[Exercise task] Read through the data and report every line in which the word "this" occurs.

[Records supplied]
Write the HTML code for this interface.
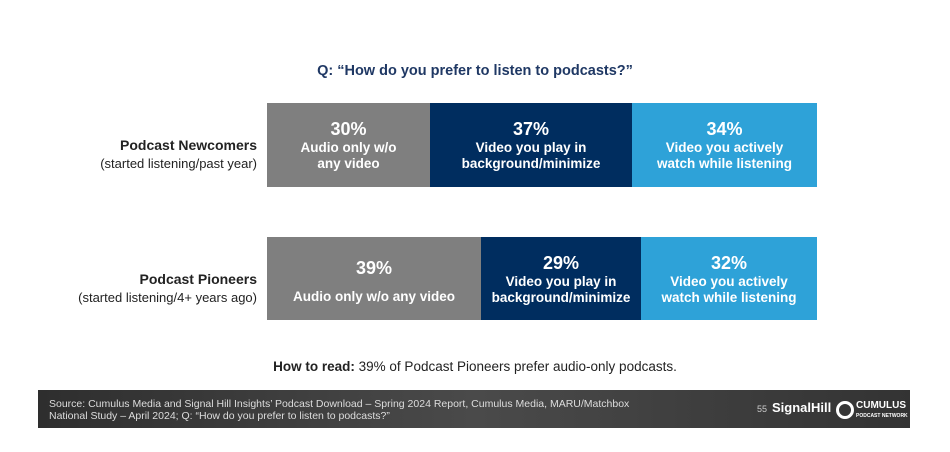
<!DOCTYPE html>
<html><head><meta charset="utf-8"><style>
body{margin:0;width:950px;height:452px;background:#fff;position:relative;overflow:hidden;font-family:"Liberation Sans",sans-serif}
.a{position:absolute}
.t{color:#1f3864;font-weight:bold;font-size:14.5px;left:0;width:950px;text-align:center;top:63px}
.seg{position:absolute;color:#fff;font-weight:bold;text-align:center;display:flex;flex-direction:column;justify-content:center;align-items:center;font-size:13.5px;line-height:16px}
.seg b{font-size:18px;line-height:22px}
.g{background:#7f7f7f}.n{background:#002d5f}.l{background:#2ea2d8}
.lab{right:693px;text-align:right;font-size:13px;color:#222;line-height:18px}
</style></head><body>
<div class="a t">Q: “How do you prefer to listen to podcasts?”</div>
<div class="a lab" style="top:136px"><b style="font-size:14px">Podcast Newcomers</b><br>(started listening/past year)</div>
<div class="a lab" style="top:270px"><b style="font-size:14px">Podcast Pioneers</b><br>(started listening/4+ years ago)</div>
<div class="seg g" style="left:267px;top:103px;width:163px;height:84px"><b>30%</b>Audio only w/o<br>any video</div>
<div class="seg n" style="left:430px;top:103px;width:202px;height:84px"><b>37%</b>Video you play in<br>background/minimize</div>
<div class="seg l" style="left:632px;top:103px;width:185px;height:84px"><b>34%</b>Video you actively<br>watch while listening</div>
<div class="seg g" style="left:267px;top:237px;width:214px;height:83px;justify-content:flex-start;padding-top:0"><b style="margin-top:20px">39%</b><span style="margin-top:10px">Audio only w/o any video</span></div>
<div class="seg n" style="left:481px;top:237px;width:160px;height:83px"><b>29%</b>Video you play in<br>background/minimize</div>
<div class="seg l" style="left:641px;top:237px;width:176px;height:83px"><b>32%</b>Video you actively<br>watch while listening</div>
<div class="a" style="left:0;width:950px;text-align:center;top:359px;font-size:13.5px;color:#222"><b>How to read:</b> 39% of Podcast Pioneers prefer audio-only podcasts.</div>
<div class="a" style="left:38px;top:390px;width:872px;height:38px;background:linear-gradient(90deg,#2e2e2e,#4a4a4a 50%,#333);"></div>
<div class="a" style="left:49px;top:398px;font-size:10.5px;line-height:12px;color:#ddd">Source: Cumulus Media and Signal Hill Insights’ Podcast Download – Spring 2024 Report, Cumulus Media, MARU/Matchbox<br>National Study – April 2024; Q: “How do you prefer to listen to podcasts?”</div>
<div class="a" style="left:757px;top:404px;font-size:9px;color:#ccc">55</div>
<div class="a" style="left:772px;top:400px;font-size:13px;font-weight:bold;color:#fff">SignalHill</div>
<div class="a" style="left:836px;top:401px;width:12px;height:12px;border:3px solid #fff;border-radius:50%"></div>
<div class="a" style="left:856px;top:401px;font-size:10px;font-weight:bold;color:#fff;line-height:9px">CUMULUS<br><span style="font-size:5px">PODCAST NETWORK</span></div>
</body></html>
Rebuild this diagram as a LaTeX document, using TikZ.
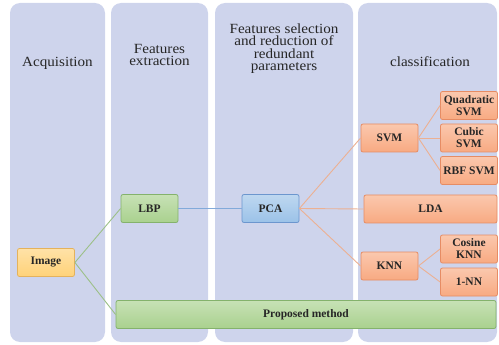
\documentclass[tikz,border=0pt]{standalone}
\usepackage{fontspec}
\setmainfont{Liberation Serif}

\definecolor{panelblue}{RGB}{206,212,236}
\definecolor{imgfill}{RGB}{255,210,120}
\definecolor{imgline}{RGB}{228,178,92}
\definecolor{greenfill}{RGB}{169,209,142}
\definecolor{greenline}{RGB}{132,178,108}
\definecolor{bluefill}{RGB}{155,194,232}
\definecolor{blueline}{RGB}{108,150,206}
\definecolor{orangefill}{RGB}{248,170,130}
\definecolor{orangeline}{RGB}{230,140,100}
\definecolor{orangelink}{RGB}{236,176,146}
\definecolor{greenlink}{RGB}{156,192,136}
\definecolor{bluelink}{RGB}{130,170,218}
\definecolor{textgrey}{RGB}{38,38,38}

\begin{document}
\begin{tikzpicture}[x=1pt,y=-1pt,
        panel/.style={fill=panelblue,rounded corners=10pt},
        title/.style={text=textgrey,align=center,xscale=1.08,font=\fontsize{14}{12.5}\selectfont},
        box/.style={draw,rounded corners=2pt,line width=0.8pt,minimum width=57pt,minimum height=28pt,
                inner sep=1pt,align=center,text=textgrey,font=\fontsize{11.5}{12}\selectfont\bfseries},
        ybox/.style={box,draw=imgline,top color=imgfill!65!white,bottom color=imgfill},
        gbox/.style={box,draw=greenline,top color=greenfill!65!white,bottom color=greenfill},
        bbox/.style={box,draw=blueline,top color=bluefill!65!white,bottom color=bluefill},
        obox/.style={box,draw=orangeline,top color=orangefill!65!white,bottom color=orangefill},
        link/.style={line width=0.9pt}]
        
        %\draw [help lines,step=20] (0,0) grid (499,345);
        \useasboundingbox (0,0) rectangle (499,345);
        
        \path[panel] (10,3) rectangle (105,342);
        \path[panel] (111,3) rectangle (208,342);
        \path[panel] (215,3) rectangle (353,342);
        \path[panel] (358,3) rectangle (497,342);
        
        \node[title] (acq) at (57.5,63) {Acquisition};
        \node[title] (ext) at (159.5,55) {Features\\extraction};
        \node[title] (sel) at (284,48.5) {Features selection\\and reduction of\\redundant\\parameters};
        \node[title] (cls) at (430,62) {classification};
        
        
        
        \node[ybox] (img) at (46,262.5) {Image};
        \node[gbox] (lbp) at (149.5,208.5) {LBP};
        \node[bbox] (pca) at (270.5,208.5) {PCA};
        \node[gbox,minimum width=380pt] (prop) at (306,314.5) {Proposed method};
        
        \node[obox] (svm) at (389.5,138) {SVM};
        \node[obox,minimum width=133pt] (lda) at (430.5,209) {LDA};
        \node[obox] (knn) at (389.5,266) {KNN};
        
        \node[obox] (quad) at (469,105.5) {Quadratic\\SVM};
        \node[obox] (cub) at (469,138) {Cubic\\SVM};
        \node[obox] (rbf) at (469,170.5) {RBF SVM};
        \node[obox] (cos) at (469,249) {Cosine\\KNN};
        \node[obox] (onenn) at (469,282) {1-NN};
        
        
        
        \draw[link,greenlink] (img.east) -- (lbp.west);
        \draw[link,greenlink] (img.east) -- (prop.west);
        
        \draw[link,bluelink] (lbp.east) -- (pca.west);
        
        \draw[link,orangelink] (pca.east) -- (svm.west);
        \draw[link,orangelink] (pca.east) -- (lda.west);
        \draw[link,orangelink] (pca.east) -- (knn.west);
        
        \draw[link,orangelink] (svm.east) -- (quad.west);
        \draw[link,orangelink] (svm.east) -- (cub.west);
        \draw[link,orangelink] (svm.east) -- (rbf.west);
        
        \draw[link,orangelink] (knn.east) -- (cos.west);
        \draw[link,orangelink] (knn.east) -- (onenn.west);
        
\end{tikzpicture}
\end{document}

[Task solution]
Write the HTML code for this interface.
Rebuild this diagram as a LaTeX document, using TikZ.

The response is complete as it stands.